- _PROBLEM STATEMENT_: Extract only the first line of the listing and every line after it up to and including the one with "const a22qRightErr = [26, 40, 35, 28];". Omit the pictures.
* * * *
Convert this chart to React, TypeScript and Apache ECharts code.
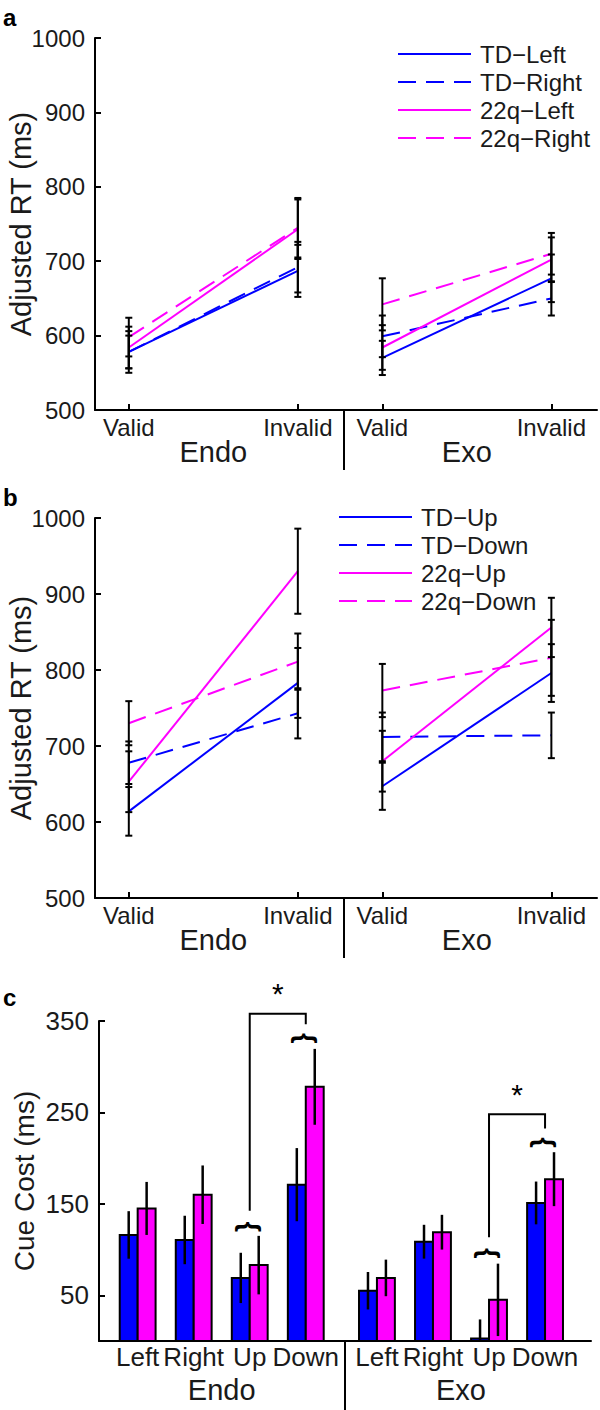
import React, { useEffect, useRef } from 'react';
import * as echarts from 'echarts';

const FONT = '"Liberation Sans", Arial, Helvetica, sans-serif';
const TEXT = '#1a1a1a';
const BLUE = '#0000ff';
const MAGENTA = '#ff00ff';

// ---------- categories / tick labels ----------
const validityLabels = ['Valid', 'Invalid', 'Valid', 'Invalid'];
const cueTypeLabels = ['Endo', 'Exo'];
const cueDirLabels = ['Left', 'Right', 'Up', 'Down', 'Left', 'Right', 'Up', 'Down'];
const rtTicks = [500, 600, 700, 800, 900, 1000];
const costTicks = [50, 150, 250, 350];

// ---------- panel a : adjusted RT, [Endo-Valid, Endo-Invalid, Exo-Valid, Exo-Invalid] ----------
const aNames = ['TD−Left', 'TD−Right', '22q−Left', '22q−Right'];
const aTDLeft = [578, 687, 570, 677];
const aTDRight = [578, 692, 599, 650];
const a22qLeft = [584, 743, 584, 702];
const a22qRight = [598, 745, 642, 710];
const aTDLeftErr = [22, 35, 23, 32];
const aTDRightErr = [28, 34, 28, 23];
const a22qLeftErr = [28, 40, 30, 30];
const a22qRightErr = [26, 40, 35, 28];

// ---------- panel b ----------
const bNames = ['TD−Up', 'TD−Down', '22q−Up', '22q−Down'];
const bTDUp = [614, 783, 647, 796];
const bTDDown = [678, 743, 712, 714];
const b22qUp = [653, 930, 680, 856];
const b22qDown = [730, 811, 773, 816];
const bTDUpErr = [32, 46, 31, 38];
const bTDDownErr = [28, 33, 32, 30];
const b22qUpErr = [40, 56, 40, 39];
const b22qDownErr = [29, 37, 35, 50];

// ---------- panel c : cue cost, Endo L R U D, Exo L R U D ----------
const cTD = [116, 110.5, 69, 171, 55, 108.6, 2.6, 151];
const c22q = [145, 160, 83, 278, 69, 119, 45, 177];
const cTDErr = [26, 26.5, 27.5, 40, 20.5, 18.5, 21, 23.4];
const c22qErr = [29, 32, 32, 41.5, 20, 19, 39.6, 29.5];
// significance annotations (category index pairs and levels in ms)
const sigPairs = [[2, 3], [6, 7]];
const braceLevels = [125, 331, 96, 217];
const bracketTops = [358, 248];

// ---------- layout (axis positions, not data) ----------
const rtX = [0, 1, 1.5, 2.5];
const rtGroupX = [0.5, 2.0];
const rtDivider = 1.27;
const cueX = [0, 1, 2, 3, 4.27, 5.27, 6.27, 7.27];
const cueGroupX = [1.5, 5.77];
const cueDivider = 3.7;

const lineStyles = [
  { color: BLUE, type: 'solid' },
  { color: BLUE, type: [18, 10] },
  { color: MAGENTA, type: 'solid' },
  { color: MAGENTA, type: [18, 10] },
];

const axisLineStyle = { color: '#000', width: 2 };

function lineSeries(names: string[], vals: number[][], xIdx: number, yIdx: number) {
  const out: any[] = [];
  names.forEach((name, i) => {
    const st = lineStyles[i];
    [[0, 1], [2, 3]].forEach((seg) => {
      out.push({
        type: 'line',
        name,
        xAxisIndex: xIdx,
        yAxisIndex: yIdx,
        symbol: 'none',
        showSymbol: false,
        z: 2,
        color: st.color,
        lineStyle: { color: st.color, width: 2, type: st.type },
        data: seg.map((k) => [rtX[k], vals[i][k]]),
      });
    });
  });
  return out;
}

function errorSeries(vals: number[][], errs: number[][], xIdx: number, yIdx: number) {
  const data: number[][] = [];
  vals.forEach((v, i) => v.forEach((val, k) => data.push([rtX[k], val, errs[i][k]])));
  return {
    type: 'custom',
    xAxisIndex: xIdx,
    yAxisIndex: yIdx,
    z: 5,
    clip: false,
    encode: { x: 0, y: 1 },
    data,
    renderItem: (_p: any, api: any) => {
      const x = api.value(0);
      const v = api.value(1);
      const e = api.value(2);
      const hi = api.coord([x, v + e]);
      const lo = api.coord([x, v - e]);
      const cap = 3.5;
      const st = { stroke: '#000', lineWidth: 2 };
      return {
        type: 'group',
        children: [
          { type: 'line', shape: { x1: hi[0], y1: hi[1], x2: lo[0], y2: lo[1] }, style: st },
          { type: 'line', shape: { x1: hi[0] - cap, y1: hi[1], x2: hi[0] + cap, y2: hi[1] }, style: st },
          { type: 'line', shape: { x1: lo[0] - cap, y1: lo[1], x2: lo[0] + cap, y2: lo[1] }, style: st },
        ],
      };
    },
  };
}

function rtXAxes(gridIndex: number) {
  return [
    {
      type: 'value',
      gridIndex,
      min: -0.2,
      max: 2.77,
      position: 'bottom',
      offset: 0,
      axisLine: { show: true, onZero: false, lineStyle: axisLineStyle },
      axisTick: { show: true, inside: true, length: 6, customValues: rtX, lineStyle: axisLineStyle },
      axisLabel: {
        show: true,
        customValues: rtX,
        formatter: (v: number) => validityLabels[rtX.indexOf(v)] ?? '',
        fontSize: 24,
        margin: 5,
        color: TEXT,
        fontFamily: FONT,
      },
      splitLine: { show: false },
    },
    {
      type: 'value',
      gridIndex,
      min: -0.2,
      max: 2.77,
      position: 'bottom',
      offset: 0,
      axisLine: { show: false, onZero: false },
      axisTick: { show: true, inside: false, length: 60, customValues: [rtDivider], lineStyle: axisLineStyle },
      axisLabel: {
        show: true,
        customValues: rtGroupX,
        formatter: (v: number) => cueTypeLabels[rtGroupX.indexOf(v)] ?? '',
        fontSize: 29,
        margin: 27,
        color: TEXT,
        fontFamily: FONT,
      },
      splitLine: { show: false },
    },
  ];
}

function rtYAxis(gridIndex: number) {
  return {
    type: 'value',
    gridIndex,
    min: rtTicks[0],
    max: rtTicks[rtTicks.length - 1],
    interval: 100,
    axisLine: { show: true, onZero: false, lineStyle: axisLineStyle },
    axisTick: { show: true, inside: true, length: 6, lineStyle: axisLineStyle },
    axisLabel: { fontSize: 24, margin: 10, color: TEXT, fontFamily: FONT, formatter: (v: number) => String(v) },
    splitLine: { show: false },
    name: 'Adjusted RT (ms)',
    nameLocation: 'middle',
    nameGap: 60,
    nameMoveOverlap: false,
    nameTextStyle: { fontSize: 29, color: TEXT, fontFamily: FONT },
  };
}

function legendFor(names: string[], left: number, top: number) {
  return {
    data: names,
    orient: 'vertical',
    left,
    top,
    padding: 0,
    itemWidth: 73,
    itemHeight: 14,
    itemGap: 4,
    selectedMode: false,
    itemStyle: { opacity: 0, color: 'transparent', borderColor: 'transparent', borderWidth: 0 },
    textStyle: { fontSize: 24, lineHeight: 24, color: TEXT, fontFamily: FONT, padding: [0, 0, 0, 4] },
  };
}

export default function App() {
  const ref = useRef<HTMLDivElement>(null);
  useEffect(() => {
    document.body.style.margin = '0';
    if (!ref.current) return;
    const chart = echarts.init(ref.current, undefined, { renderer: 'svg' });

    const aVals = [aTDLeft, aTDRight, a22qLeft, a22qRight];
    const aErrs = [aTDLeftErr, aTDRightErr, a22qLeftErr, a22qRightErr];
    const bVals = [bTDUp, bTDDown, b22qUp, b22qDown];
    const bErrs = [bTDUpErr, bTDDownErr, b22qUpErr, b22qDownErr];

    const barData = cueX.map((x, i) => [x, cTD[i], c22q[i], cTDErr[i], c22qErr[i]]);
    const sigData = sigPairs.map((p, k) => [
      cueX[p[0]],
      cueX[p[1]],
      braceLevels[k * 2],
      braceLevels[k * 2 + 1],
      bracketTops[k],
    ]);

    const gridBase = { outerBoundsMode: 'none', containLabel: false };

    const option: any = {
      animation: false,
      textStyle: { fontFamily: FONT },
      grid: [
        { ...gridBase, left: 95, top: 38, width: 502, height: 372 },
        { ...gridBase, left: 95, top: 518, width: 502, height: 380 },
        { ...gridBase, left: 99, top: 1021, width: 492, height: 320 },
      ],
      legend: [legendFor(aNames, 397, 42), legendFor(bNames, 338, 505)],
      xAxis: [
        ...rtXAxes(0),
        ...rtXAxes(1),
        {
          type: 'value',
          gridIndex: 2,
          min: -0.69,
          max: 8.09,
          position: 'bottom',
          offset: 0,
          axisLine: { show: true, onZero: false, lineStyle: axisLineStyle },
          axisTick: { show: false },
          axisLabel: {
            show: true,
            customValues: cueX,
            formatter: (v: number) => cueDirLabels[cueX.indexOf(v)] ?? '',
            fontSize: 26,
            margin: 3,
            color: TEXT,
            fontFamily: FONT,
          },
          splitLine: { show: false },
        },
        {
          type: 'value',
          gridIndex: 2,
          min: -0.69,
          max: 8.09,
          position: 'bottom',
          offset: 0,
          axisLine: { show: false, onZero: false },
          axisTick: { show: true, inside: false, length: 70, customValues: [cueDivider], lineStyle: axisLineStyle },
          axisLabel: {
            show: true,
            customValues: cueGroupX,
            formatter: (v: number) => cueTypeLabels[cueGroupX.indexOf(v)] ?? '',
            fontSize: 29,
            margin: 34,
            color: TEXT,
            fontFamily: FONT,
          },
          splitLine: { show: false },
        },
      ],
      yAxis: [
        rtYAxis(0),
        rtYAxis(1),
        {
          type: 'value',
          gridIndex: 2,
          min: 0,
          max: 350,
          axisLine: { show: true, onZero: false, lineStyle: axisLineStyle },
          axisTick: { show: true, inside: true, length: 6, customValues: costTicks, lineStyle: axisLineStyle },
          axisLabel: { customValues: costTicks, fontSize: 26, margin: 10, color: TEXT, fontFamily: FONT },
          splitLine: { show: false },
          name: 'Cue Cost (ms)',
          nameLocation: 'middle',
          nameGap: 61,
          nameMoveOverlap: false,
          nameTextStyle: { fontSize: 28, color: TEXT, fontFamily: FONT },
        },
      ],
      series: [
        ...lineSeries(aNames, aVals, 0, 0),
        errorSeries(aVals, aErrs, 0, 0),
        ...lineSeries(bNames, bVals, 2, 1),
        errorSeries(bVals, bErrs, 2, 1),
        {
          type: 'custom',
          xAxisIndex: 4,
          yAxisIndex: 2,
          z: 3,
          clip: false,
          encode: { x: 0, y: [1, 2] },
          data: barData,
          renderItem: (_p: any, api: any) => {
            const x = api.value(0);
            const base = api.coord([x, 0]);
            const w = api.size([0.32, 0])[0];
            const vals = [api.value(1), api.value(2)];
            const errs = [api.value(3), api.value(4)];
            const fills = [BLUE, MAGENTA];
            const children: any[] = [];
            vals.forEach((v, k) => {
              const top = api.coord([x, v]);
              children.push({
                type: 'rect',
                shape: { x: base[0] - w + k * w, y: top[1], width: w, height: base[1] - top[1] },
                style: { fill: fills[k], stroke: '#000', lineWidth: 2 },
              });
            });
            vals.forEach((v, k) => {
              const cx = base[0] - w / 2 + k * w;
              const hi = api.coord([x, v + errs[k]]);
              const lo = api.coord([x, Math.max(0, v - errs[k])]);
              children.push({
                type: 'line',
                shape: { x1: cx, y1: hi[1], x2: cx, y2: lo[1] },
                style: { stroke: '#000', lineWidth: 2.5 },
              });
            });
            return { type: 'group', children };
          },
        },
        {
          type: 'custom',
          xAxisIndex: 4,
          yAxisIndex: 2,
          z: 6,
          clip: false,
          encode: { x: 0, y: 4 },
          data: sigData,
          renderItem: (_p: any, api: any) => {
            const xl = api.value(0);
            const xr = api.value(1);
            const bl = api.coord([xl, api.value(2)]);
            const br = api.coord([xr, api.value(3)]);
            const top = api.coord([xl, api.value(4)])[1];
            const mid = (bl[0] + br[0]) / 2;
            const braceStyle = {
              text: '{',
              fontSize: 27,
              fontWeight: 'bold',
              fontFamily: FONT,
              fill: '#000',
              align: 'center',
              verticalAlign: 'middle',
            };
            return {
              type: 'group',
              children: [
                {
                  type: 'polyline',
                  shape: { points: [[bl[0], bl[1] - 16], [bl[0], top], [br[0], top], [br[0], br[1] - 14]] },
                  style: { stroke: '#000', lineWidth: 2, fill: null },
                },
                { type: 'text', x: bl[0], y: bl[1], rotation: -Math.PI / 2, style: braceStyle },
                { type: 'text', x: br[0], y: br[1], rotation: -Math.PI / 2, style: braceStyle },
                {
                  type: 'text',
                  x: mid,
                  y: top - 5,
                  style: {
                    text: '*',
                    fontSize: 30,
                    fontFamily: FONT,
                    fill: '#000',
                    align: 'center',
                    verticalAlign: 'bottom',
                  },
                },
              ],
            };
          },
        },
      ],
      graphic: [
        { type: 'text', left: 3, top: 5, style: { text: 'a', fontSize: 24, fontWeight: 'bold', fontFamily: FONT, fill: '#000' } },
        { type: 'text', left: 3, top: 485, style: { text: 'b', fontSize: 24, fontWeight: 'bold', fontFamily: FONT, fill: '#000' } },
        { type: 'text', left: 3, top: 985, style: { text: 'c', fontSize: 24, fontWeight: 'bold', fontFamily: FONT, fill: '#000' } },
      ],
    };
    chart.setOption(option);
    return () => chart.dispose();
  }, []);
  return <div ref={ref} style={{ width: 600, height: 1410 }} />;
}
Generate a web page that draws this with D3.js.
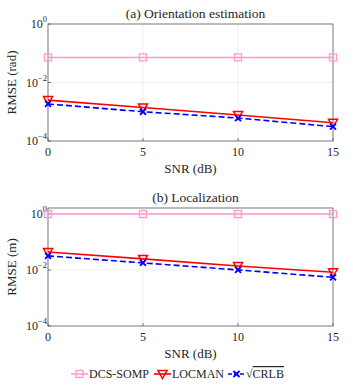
* * * *
- _COMPLETE ANSWER_:
Convert this chart to React, TypeScript and Apache ECharts code.
import React, { useEffect, useRef } from 'react';
import * as echarts from 'echarts';

const FONT = '"Liberation Sans", Arial, Helvetica, sans-serif';
const TEXT = '#1a1a1a';
const BLUE = '#0000ff';
const MAGENTA = '#ff00ff';

// ---------- categories / tick labels ----------
const validityLabels = ['Valid', 'Invalid', 'Valid', 'Invalid'];
const cueTypeLabels = ['Endo', 'Exo'];
const cueDirLabels = ['Left', 'Right', 'Up', 'Down', 'Left', 'Right', 'Up', 'Down'];
const rtTicks = [500, 600, 700, 800, 900, 1000];
const costTicks = [50, 150, 250, 350];

// ---------- panel a : adjusted RT, [Endo-Valid, Endo-Invalid, Exo-Valid, Exo-Invalid] ----------
const aNames = ['TD−Left', 'TD−Right', '22q−Left', '22q−Right'];
const aTDLeft = [578, 687, 570, 677];
const aTDRight = [578, 692, 599, 650];
const a22qLeft = [584, 743, 584, 702];
const a22qRight = [598, 745, 642, 710];
const aTDLeftErr = [22, 35, 23, 32];
const aTDRightErr = [28, 34, 28, 23];
const a22qLeftErr = [28, 40, 30, 30];
const a22qRightErr = [26, 40, 35, 28];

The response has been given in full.